[Begin Raw data]

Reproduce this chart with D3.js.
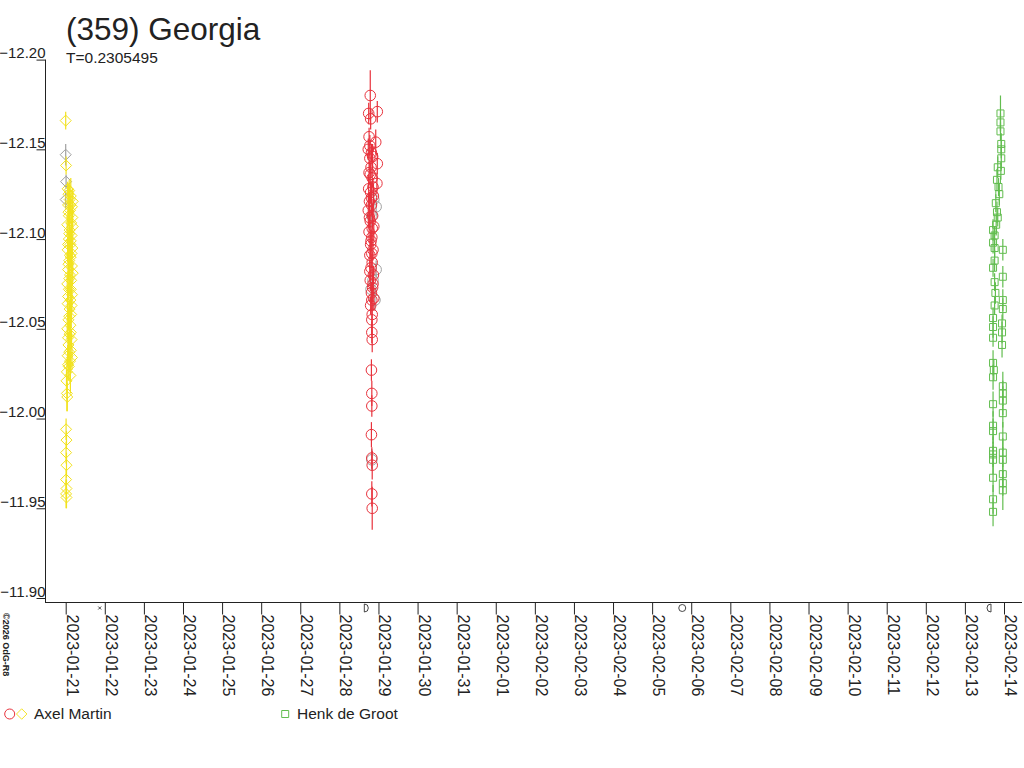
<!DOCTYPE html>
<html>
<head>
<meta charset="utf-8">
<script src="https://cdn.jsdelivr.net/npm/d3@7"></script>
<style>
  body { margin: 0; background: #fff; }
  svg { display: block; }
  text { font-family: "Liberation Sans", Arial, sans-serif; fill: #222; }
</style>
</head>
<body>
<svg id="chart" width="1024" height="768"></svg>
<script>
// Texts
const title = "(359) Georgia";
const subtitle = "T=0.2305495";
const credit = "\u00a92026 OdG-R8";
const legendNames = ["Axel Martin", "Henk de Groot"];

// Axes
const startDate = "2023-01-21";
const endDate = "2023-02-14";
const yTicks = [-12.20, -12.15, -12.10, -12.05, -12.00, -11.95, -11.90];

// Observations: [days after 2023-01-21 00:00 UT, magnitude, error]
const axelYellow = [
  [0.00, -12.166, 0.005], [0.01, -12.141, 0.005],
  [0.05, -12.128, 0.004], [0.07, -12.125, 0.006], [0.10, -12.122, 0.008], [0.13, -12.124, 0.010],
  [0.16, -12.118, 0.009], [0.06, -12.119, 0.005], [0.11, -12.116, 0.007], [0.17, -12.112, 0.006],
  [0.08, -12.113, 0.004], [0.14, -12.109, 0.008], [0.04, -12.108, 0.006], [0.10, -12.105, 0.010],
  [0.15, -12.102, 0.007], [0.08, -12.100, 0.005], [0.12, -12.097, 0.009], [0.17, -12.095, 0.006],
  [0.05, -12.094, 0.007], [0.13, -12.090, 0.006], [0.09, -12.088, 0.008], [0.16, -12.085, 0.005],
  [0.06, -12.083, 0.006], [0.11, -12.080, 0.010], [0.14, -12.077, 0.007], [0.04, -12.075, 0.005],
  [0.08, -12.072, 0.006], [0.16, -12.069, 0.008], [0.12, -12.066, 0.006], [0.05, -12.064, 0.009],
  [0.10, -12.061, 0.005], [0.14, -12.058, 0.007], [0.07, -12.055, 0.006], [0.12, -12.052, 0.010],
  [0.04, -12.050, 0.006], [0.10, -12.047, 0.008], [0.15, -12.044, 0.005], [0.07, -12.041, 0.007],
  [0.13, -12.038, 0.009], [0.05, -12.035, 0.006], [0.11, -12.032, 0.012], [0.08, -12.029, 0.008],
  [0.03, -12.026, 0.007], [0.12, -12.024, 0.010], [0.02, -12.021, 0.006],
  [0.09, -12.127, 0.006], [0.18, -12.121, 0.007], [0.12, -12.119, 0.005], [0.07, -12.115, 0.008],
  [0.18, -12.107, 0.006], [0.09, -12.103, 0.007], [0.13, -12.099, 0.006], [0.06, -12.097, 0.008],
  [0.15, -12.092, 0.007], [0.11, -12.091, 0.006], [0.07, -12.086, 0.009], [0.18, -12.081, 0.006],
  [0.09, -12.078, 0.007], [0.13, -12.072, 0.008], [0.06, -12.068, 0.006], [0.15, -12.063, 0.009],
  [0.09, -12.057, 0.006], [0.13, -12.048, 0.007], [0.06, -12.045, 0.008], [0.09, -12.037, 0.010],
  [0.16, -12.034, 0.007], [0.06, -12.030, 0.009],
  [0.03, -12.014, 0.010], [0.04, -12.012, 0.008],
  [0.01, -11.994, 0.006], [0.02, -11.988, 0.005], [0.01, -11.981, 0.006], [0.02, -11.974, 0.007],
  [0.01, -11.966, 0.006], [0.02, -11.961, 0.005], [0.01, -11.958, 0.008], [0.02, -11.956, 0.006]
];

const axelRed = [
  [7.79, -12.180, 0.014], [7.97, -12.171, 0.006], [7.75, -12.170, 0.006], [7.80, -12.167, 0.006],
  [7.76, -12.157, 0.005], [7.93, -12.154, 0.007], [7.74, -12.150, 0.006], [7.82, -12.148, 0.005],
  [7.97, -12.142, 0.006], [7.78, -12.145, 0.008], [7.81, -12.140, 0.006], [7.76, -12.137, 0.007],
  [7.84, -12.134, 0.005], [7.96, -12.131, 0.006], [7.75, -12.128, 0.008], [7.80, -12.126, 0.006],
  [7.87, -12.124, 0.007], [7.77, -12.121, 0.005], [7.82, -12.119, 0.006], [7.74, -12.116, 0.009],
  [7.85, -12.113, 0.007], [7.79, -12.110, 0.006], [7.88, -12.107, 0.008], [7.76, -12.104, 0.006],
  [7.83, -12.101, 0.005], [7.80, -12.097, 0.007], [7.86, -12.094, 0.006], [7.78, -12.091, 0.008],
  [7.84, -12.087, 0.006], [7.81, -12.084, 0.007], [7.87, -12.080, 0.005], [7.79, -12.077, 0.006],
  [7.85, -12.073, 0.008], [7.82, -12.070, 0.006], [7.88, -12.067, 0.007], [7.80, -12.063, 0.005],
  [7.84, -12.058, 0.007], [7.83, -12.055, 0.008], [7.83, -12.048, 0.006], [7.84, -12.044, 0.007],
  [7.78, -12.152, 0.006], [7.85, -12.146, 0.007], [7.79, -12.136, 0.006], [7.86, -12.129, 0.005],
  [7.82, -12.123, 0.008], [7.77, -12.112, 0.006], [7.84, -12.106, 0.007], [7.81, -12.099, 0.006],
  [7.83, -12.092, 0.008], [7.78, -12.082, 0.006], [7.86, -12.075, 0.007], [7.83, -12.066, 0.006],
  [7.82, -12.027, 0.006], [7.83, -12.014, 0.007], [7.83, -12.007, 0.006], [7.82, -11.991, 0.007],
  [7.83, -11.978, 0.006], [7.84, -11.974, 0.008], [7.83, -11.958, 0.007], [7.84, -11.950, 0.012]
];

const henkGreen = [
  [23.91, -12.170, 0.010], [23.91, -12.165, 0.005], [23.91, -12.160, 0.005], [23.93, -12.153, 0.006],
  [23.93, -12.150, 0.005], [23.93, -12.145, 0.006], [23.84, -12.140, 0.006], [23.92, -12.138, 0.005],
  [23.82, -12.133, 0.006], [23.86, -12.129, 0.005], [23.88, -12.125, 0.006], [23.79, -12.120, 0.005],
  [23.82, -12.115, 0.006], [23.84, -12.112, 0.005], [23.80, -12.108, 0.006], [23.72, -12.105, 0.006],
  [23.76, -12.102, 0.005], [23.72, -12.098, 0.006], [23.76, -12.095, 0.005], [23.97, -12.094, 0.006],
  [23.76, -12.088, 0.006], [23.72, -12.084, 0.005], [23.97, -12.079, 0.006], [23.76, -12.076, 0.005],
  [23.78, -12.070, 0.006], [23.97, -12.066, 0.006], [23.76, -12.063, 0.005], [23.97, -12.061, 0.006],
  [23.72, -12.056, 0.006], [23.95, -12.053, 0.005], [23.72, -12.051, 0.006], [23.95, -12.048, 0.006],
  [23.72, -12.045, 0.005], [23.95, -12.041, 0.007], [23.72, -12.031, 0.007], [23.74, -12.027, 0.006],
  [23.72, -12.023, 0.007], [23.97, -12.018, 0.008], [23.97, -12.014, 0.007], [23.97, -12.010, 0.008],
  [23.72, -12.008, 0.007], [23.97, -12.003, 0.008], [23.72, -11.996, 0.008], [23.72, -11.993, 0.007],
  [23.97, -11.990, 0.008], [23.72, -11.982, 0.008], [23.72, -11.980, 0.007], [23.72, -11.977, 0.008],
  [23.97, -11.981, 0.008], [23.97, -11.977, 0.007], [23.72, -11.967, 0.008], [23.97, -11.969, 0.008],
  [23.97, -11.964, 0.007], [23.97, -11.960, 0.011], [23.72, -11.955, 0.008], [23.72, -11.948, 0.008]
];

// rejected / other points drawn in grey
const greyDiamonds = [[0.00, -12.147, 0.006], [0.01, -12.132, 0.004], [0.00, -12.122, 0.005]];
const greyCircles = [
  [7.88, -12.122, 0.006], [7.94, -12.118, 0.005], [7.83, -12.113, 0.006], [7.94, -12.083, 0.005],
  [7.86, -12.077, 0.006], [7.81, -12.072, 0.005], [7.91, -12.066, 0.006], [7.83, -11.977, 0.006]
];

// moon phases shown along the time axis
const moonTimes = ["2023-01-21T20:53Z", "2023-01-28T15:19Z", "2023-02-05T18:29Z", "2023-02-13T16:01Z"];
const moonKinds = ["new", "first", "full", "last"];

const colYellow = "#f2e21e", colRed = "#e8323c", colGreen = "#62bd4f", colGrey = "#a0a0a0";

const svg = d3.select("#chart");
svg.append("rect").attr("width", 1024).attr("height", 768).attr("fill", "#fff");

const t0 = new Date(startDate + "T00:00:00Z").getTime();
const toDate = d => new Date(t0 + d * 864e5);

const x = d3.scaleUtc()
    .domain([new Date(startDate + "T00:00:00Z"), new Date(endDate + "T00:00:00Z")])
    .range([65.7, 1004]);
const y = d3.scaleLinear()
    .domain([-12.20, -11.90])
    .range([59.6, 598]);

// title
svg.append("text").attr("x", 66).attr("y", 40)
    .style("font-size", "31.5px").text(title);
svg.append("text").attr("x", 66).attr("y", 63)
    .style("font-size", "15.5px").text(subtitle);

// y axis
const yAxis = svg.append("g")
    .attr("transform", "translate(45.5,0)")
    .call(d3.axisLeft(y).tickValues(yTicks).tickSize(9).tickSizeOuter(0).tickFormat(d3.format(".2f")));
yAxis.select(".domain").remove();
yAxis.selectAll("line").attr("stroke", "#222");
yAxis.selectAll("text")
    .attr("x", 0).attr("dy", -2)
    .style("font-size", "15px")
    .style("font-family", "'Liberation Sans', Arial, sans-serif")
    .attr("fill", "#222");
svg.append("line").attr("x1", 45.5).attr("x2", 45.5).attr("y1", y(-12.20)).attr("y2", 602.5)
    .attr("stroke", "#222");

// x axis
const xAxis = svg.append("g")
    .attr("transform", "translate(0,602.5)")
    .call(d3.axisBottom(x).ticks(d3.utcDay.every(1)).tickSize(12).tickSizeOuter(0)
        .tickFormat(d3.utcFormat("%Y-%m-%d")));
xAxis.select(".domain").remove();
xAxis.selectAll("line").attr("stroke", "#222");
xAxis.selectAll("text")
    .attr("x", 0).attr("y", 0).attr("dy", 0)
    .attr("text-anchor", "start")
    .attr("transform", "translate(0.5,12) rotate(90)")
    .style("font-size", "16px")
    .style("font-family", "'Liberation Sans', Arial, sans-serif")
    .attr("fill", "#222");
svg.append("line").attr("x1", 45).attr("x2", 1022).attr("y1", 602.5).attr("y2", 602.5)
    .attr("stroke", "#222");

// moon phase glyphs
const moon = svg.append("g").attr("fill", "none").attr("stroke", "#333").attr("stroke-width", 0.9);
moonTimes.forEach((m, i) => {
    const g = moon.append("g").attr("transform", `translate(${x(new Date(m))},608)`);
    if (moonKinds[i] === "new") {
        g.append("path").attr("d", "M-1.5,-1.5L1.5,1.5M-1.5,1.5L1.5,-1.5");
    } else if (moonKinds[i] === "full") {
        g.append("circle").attr("r", 3.5);
    } else if (moonKinds[i] === "first") {
        g.append("path").attr("d", "M0,-4V4A4,4 0 0 0 0,-4");
    } else {
        g.append("path").attr("d", "M0,-4V4A4,4 0 0 1 0,-4");
    }
});

// credit
svg.append("text")
    .attr("transform", "translate(2.5,613) rotate(90)")
    .style("font-size", "9px").style("font-weight", "bold")
    .text(credit);

const plot = svg.append("g");

const diamond = "M0,-5.5L5.5,0L0,5.5L-5.5,0Z";
const square = "M-3.5,-3.5H3.5V3.5H-3.5Z";

function drawSeries(data, color, shape) {
    const g = plot.append("g");
    g.selectAll("line").data(data).join("line")
        .attr("x1", d => x(toDate(d[0]))).attr("x2", d => x(toDate(d[0])))
        .attr("y1", d => y(d[1] - d[2])).attr("y2", d => y(d[1] + d[2]))
        .attr("stroke", color).attr("stroke-width", 1.2);
    if (shape === "circle") {
        g.selectAll("circle").data(data).join("circle")
            .attr("cx", d => x(toDate(d[0]))).attr("cy", d => y(d[1]))
            .attr("r", 5.3).attr("fill", "none").attr("stroke", color).attr("stroke-width", 1);
    } else {
        g.selectAll("path").data(data).join("path")
            .attr("d", shape === "diamond" ? diamond : square)
            .attr("transform", d => `translate(${x(toDate(d[0]))},${y(d[1])})`)
            .attr("fill", "none").attr("stroke", color).attr("stroke-width", 1);
    }
}

drawSeries(greyDiamonds, colGrey, "diamond");
drawSeries(greyCircles, colGrey, "circle");
drawSeries(axelYellow, colYellow, "diamond");
drawSeries(axelRed, colRed, "circle");
drawSeries(henkGreen, colGreen, "square");

// legend
const legend = svg.append("g").attr("transform", "translate(0,714)");
legend.append("circle").attr("cx", 9.7).attr("cy", 0).attr("r", 5)
    .attr("fill", "none").attr("stroke", colRed);
legend.append("path").attr("d", diamond).attr("transform", "translate(21.7,0) scale(0.95)")
    .attr("fill", "none").attr("stroke", colYellow);
legend.append("text").attr("x", 34).attr("y", 5).style("font-size", "15.5px").text(legendNames[0]);
legend.append("path").attr("d", square).attr("transform", "translate(285.2,0)")
    .attr("fill", "none").attr("stroke", colGreen);
legend.append("text").attr("x", 297).attr("y", 5).style("font-size", "15.5px").text(legendNames[1]);
</script>
</body>
</html>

[End Raw data]

Short exercise =
Exactly as they appear, print the lines of the listing above from its first line through the line that contains "-12.00, -11.95, -11.90];", minus the pictures.

Written response =
Reproduce this chart with D3.js.
<!DOCTYPE html>
<html>
<head>
<meta charset="utf-8">
<script src="https://cdn.jsdelivr.net/npm/d3@7"></script>
<style>
  body { margin: 0; background: #fff; }
  svg { display: block; }
  text { font-family: "Liberation Sans", Arial, sans-serif; fill: #222; }
</style>
</head>
<body>
<svg id="chart" width="1024" height="768"></svg>
<script>
// Texts
const title = "(359) Georgia";
const subtitle = "T=0.2305495";
const credit = "\u00a92026 OdG-R8";
const legendNames = ["Axel Martin", "Henk de Groot"];

// Axes
const startDate = "2023-01-21";
const endDate = "2023-02-14";
const yTicks = [-12.20, -12.15, -12.10, -12.05, -12.00, -11.95, -11.90];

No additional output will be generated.